Waking Ned review

Set in Ireland (but shot on location in the Isle Of Man), the gloriously charming Waking Ned is an eccentric blend of Last Of The Summer Wine, Weekend At Bernie's and Ballykissangel. That is to say, it boasts a couple of loveable OAP rogues, a dead body and just the right emerald-tinted, Guinness-sloshed snapshot of small-town Blarney that a worldwide audience expects. It's also got nudity and, even though it's bony, wrinkly nudity, there's something about unconventional, big-screen arse-bearing that strikes a chord with cinemagoers.

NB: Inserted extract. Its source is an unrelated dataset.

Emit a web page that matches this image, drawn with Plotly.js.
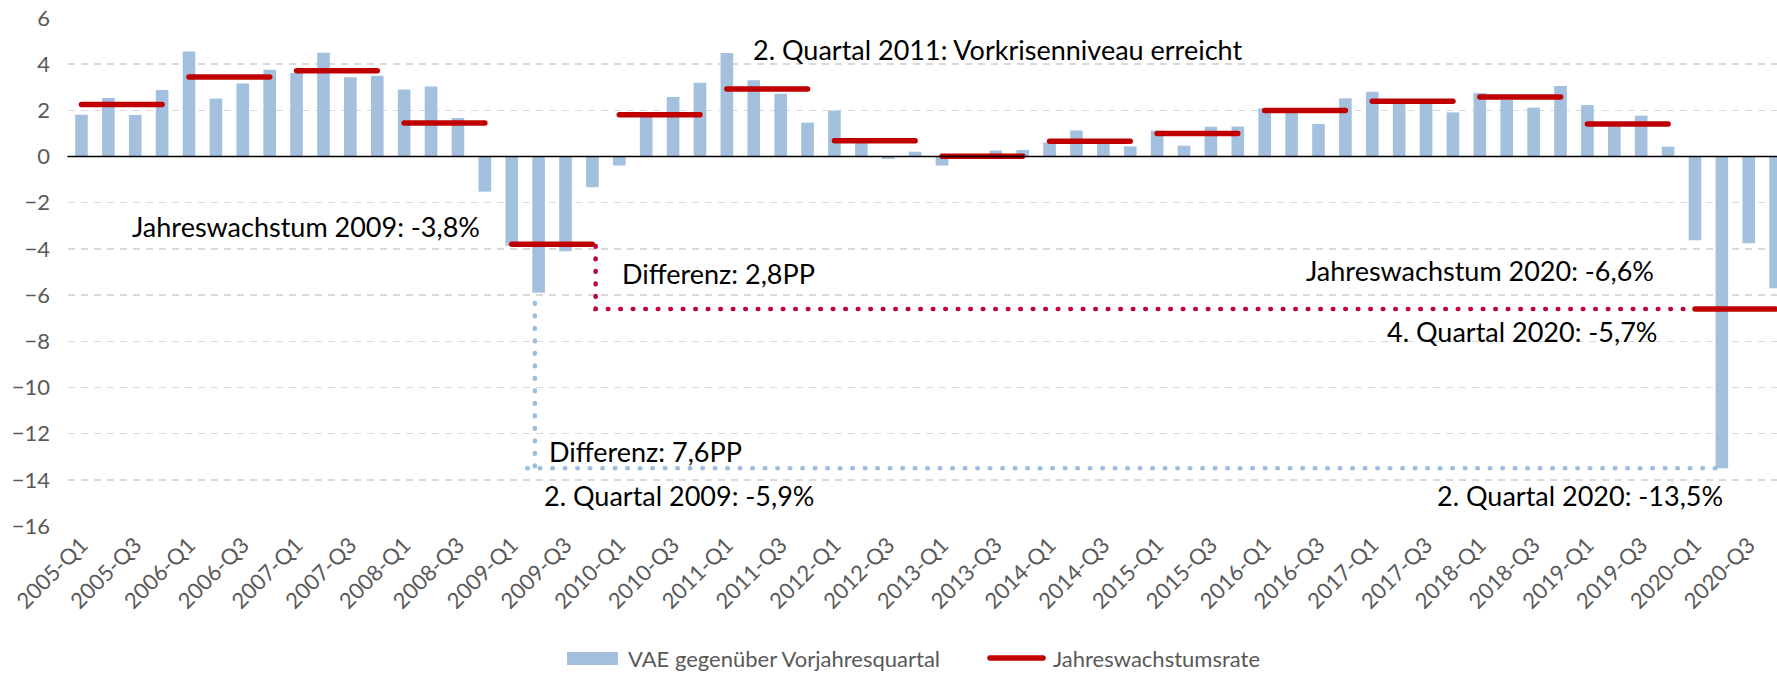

For first-hand evidence, just ask the cash-counting producers of The Full Monty.

But big, flabby buttocks don't make a great movie. Not on their own. Waking Ned's success (and it entertains from start to finish) lies in its combination of believable story, keenly observed characterisation and top-notch dialogue. It's a joy to watch, as long-time friends O'Shea (Ian Bannen) and O'Sullivan (David Kelly) methodically track down their town's winning ticket-holder with gifts of crisps, scented soap, cakes, even a mammoth chicken dinner.

During this first 45 minutes we also meet Tullymore's colourful townsfolk: `Pig' Finn (James Nesbitt), the constantly odious pig farmer; Maggie (Susan Lynch), the single mum who loves Finn but can't stand the smell of him; Jackie O'Shea's long-suffering wife Annie (Fionnula Flanagan); and local misery-guts, Lizzie Quinn (Eileen Dromey), who scoots around the small village in her motorised chair. They flesh out the story (with a love triangle, a mystery baby and battery-powered evil) while the main plot chugs towards its inevitable conclusion.

Through the Bannen/Kelly connection, Waking Ned serves up generous helpings of greed (they want to keep the money for themselves), laughter (Kelly desperately riding naked on a motorbike) and deceit (to fool the lottery inspector the whole town must pretend that Kelly is Ned). Thanks to their towering performances, it avoids having the small, familiar feel of a TV movie and stands taller. True, writer/director Kirk Jones does sprinkle his Irish sugar a touch too enthusiastically amid the copious drinking and the bare-faced duplicity. But this can't halt a runaway plot which rolls, after negotiating a few tight story curves, to a satisfying finale that'll make you feel guilty for enjoying it.

Chances are you won't laugh out loud at Waking Ned: it's not that kind of blatant joke-chaser. But you will sit there with a big, happy grin, one that you won't be able to shake for hours. This Celtic comedy is a true crowd-pleaser: a gently funny flick about love, friendship and lots of money. All the things that make life worth living.

Delicate chuckles abound in this tale of two wrinklies trying to defraud the Lottery. Notable for terrific acting, see Waking Ned in the biggest cinema you can, with the biggest crowd of people. Then relish one of the finest British comedies since The Full Monty.